**Directions for this task:** Please print exactly the lines below, from the start of the material up to and including the line with "from matplotlib.transforms import", but none of the pictures.

..........

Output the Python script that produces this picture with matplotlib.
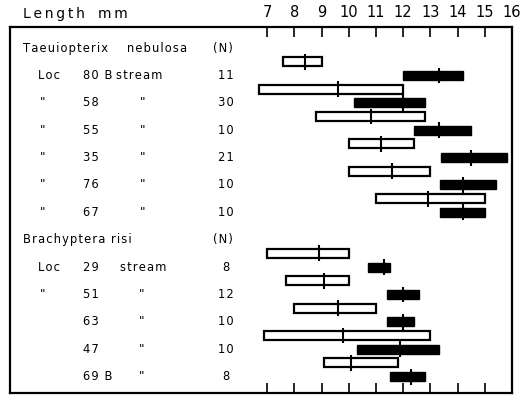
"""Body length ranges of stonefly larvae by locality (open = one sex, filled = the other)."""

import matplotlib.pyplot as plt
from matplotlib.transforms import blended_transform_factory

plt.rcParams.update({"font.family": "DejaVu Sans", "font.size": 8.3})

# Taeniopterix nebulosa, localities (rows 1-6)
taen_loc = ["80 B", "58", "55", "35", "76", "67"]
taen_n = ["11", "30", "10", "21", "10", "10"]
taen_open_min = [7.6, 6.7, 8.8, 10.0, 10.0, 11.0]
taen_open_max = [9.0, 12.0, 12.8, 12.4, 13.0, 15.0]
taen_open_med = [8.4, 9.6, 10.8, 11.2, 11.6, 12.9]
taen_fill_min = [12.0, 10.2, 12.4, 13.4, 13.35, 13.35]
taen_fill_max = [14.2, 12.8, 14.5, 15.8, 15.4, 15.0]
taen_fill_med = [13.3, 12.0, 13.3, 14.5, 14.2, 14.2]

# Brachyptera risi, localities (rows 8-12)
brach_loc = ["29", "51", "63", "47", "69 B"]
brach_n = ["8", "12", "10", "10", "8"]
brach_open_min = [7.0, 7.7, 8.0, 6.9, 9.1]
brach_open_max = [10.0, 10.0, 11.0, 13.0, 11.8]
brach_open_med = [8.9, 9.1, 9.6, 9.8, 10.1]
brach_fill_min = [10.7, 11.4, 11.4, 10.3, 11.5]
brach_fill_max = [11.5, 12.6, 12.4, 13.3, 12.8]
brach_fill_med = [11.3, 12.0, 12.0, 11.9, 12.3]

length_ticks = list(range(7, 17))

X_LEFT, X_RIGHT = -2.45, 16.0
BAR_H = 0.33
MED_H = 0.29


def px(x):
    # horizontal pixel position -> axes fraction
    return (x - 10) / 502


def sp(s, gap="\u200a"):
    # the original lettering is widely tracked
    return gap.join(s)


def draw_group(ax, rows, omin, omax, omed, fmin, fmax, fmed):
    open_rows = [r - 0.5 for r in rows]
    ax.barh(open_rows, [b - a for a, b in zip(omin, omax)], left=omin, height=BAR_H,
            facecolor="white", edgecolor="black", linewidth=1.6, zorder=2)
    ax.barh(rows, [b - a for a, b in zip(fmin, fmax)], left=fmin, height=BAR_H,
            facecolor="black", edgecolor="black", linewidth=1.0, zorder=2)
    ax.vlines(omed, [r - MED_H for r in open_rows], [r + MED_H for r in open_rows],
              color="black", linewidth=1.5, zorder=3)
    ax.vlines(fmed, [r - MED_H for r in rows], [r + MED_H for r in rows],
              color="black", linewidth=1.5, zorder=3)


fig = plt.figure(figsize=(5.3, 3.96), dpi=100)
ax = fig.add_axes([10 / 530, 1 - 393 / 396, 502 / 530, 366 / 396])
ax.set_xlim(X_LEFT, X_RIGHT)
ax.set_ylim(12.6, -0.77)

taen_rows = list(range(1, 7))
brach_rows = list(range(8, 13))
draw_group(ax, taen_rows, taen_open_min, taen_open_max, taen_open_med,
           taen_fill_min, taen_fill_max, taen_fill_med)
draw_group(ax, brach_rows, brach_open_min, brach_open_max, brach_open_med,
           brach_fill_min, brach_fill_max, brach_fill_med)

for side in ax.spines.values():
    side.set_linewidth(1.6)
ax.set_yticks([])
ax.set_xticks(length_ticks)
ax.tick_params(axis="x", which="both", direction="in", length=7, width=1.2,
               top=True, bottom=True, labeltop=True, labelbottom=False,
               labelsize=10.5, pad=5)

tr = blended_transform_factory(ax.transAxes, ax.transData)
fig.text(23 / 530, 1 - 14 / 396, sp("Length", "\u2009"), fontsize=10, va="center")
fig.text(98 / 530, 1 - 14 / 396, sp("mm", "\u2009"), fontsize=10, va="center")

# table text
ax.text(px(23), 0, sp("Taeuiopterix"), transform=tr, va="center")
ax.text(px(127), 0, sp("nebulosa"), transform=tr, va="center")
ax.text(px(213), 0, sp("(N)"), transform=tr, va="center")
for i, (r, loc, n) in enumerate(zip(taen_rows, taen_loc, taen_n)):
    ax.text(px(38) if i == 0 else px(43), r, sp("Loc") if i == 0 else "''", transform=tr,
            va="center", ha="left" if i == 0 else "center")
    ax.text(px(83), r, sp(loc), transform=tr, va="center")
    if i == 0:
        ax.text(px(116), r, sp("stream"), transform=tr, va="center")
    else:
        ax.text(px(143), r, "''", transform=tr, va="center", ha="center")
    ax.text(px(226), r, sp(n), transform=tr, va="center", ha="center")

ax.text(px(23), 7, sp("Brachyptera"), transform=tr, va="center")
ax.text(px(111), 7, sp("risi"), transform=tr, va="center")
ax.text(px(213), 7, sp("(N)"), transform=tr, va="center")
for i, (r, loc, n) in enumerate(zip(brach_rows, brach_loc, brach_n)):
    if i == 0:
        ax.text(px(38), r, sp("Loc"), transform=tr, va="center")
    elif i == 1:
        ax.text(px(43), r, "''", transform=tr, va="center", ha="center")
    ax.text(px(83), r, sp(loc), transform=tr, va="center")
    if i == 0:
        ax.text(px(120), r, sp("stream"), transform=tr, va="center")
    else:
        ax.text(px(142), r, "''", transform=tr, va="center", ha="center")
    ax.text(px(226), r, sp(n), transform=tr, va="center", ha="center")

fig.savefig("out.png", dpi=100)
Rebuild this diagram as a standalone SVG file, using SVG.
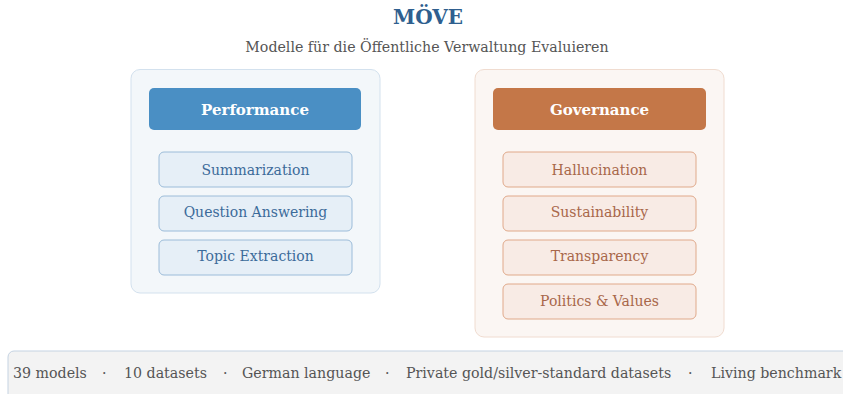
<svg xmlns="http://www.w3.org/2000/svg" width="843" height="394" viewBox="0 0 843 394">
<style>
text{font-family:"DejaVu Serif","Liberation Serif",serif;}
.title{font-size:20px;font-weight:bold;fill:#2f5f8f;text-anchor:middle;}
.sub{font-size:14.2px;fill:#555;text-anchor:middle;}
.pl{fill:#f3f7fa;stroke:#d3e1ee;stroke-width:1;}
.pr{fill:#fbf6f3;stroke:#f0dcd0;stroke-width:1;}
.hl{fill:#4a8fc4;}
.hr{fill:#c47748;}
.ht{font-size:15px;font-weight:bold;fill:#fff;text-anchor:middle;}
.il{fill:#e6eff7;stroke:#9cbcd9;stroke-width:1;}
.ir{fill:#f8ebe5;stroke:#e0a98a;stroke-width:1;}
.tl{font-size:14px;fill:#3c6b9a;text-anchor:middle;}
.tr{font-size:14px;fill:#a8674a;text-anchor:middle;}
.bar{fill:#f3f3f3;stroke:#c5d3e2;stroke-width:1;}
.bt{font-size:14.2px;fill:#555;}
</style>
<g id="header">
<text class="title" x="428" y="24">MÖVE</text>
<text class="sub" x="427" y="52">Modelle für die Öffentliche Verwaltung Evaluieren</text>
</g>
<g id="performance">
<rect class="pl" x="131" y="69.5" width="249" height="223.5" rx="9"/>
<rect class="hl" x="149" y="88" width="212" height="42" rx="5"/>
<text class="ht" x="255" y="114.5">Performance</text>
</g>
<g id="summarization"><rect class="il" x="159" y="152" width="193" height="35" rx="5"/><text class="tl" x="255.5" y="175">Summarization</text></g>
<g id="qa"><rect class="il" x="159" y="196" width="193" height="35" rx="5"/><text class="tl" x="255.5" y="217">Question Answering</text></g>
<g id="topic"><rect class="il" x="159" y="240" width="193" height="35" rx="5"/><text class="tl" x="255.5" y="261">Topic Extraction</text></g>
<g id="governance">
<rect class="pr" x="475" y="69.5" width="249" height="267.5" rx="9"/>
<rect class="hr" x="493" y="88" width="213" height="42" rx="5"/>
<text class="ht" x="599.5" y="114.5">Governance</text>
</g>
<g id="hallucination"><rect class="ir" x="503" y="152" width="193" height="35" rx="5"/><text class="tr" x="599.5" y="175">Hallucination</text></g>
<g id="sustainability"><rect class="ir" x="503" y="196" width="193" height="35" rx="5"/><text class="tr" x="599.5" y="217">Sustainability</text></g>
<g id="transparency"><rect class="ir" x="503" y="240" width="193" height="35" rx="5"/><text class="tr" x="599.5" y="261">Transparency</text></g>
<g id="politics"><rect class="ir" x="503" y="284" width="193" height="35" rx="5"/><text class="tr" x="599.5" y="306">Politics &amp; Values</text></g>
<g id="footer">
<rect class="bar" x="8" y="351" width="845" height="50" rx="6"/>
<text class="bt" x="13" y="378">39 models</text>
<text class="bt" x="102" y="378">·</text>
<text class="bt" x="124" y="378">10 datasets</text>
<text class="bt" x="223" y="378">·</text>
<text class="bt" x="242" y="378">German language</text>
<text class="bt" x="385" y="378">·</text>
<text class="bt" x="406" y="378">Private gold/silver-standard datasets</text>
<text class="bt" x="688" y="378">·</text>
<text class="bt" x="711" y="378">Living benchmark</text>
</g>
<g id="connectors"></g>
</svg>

..........

**Result of this exercise:**
Output the Python script that produces this picture with matplotlib.
"""Body length ranges of stonefly larvae by locality (open = one sex, filled = the other)."""

import matplotlib.pyplot as plt
from matplotlib.transforms import blended_transform_factory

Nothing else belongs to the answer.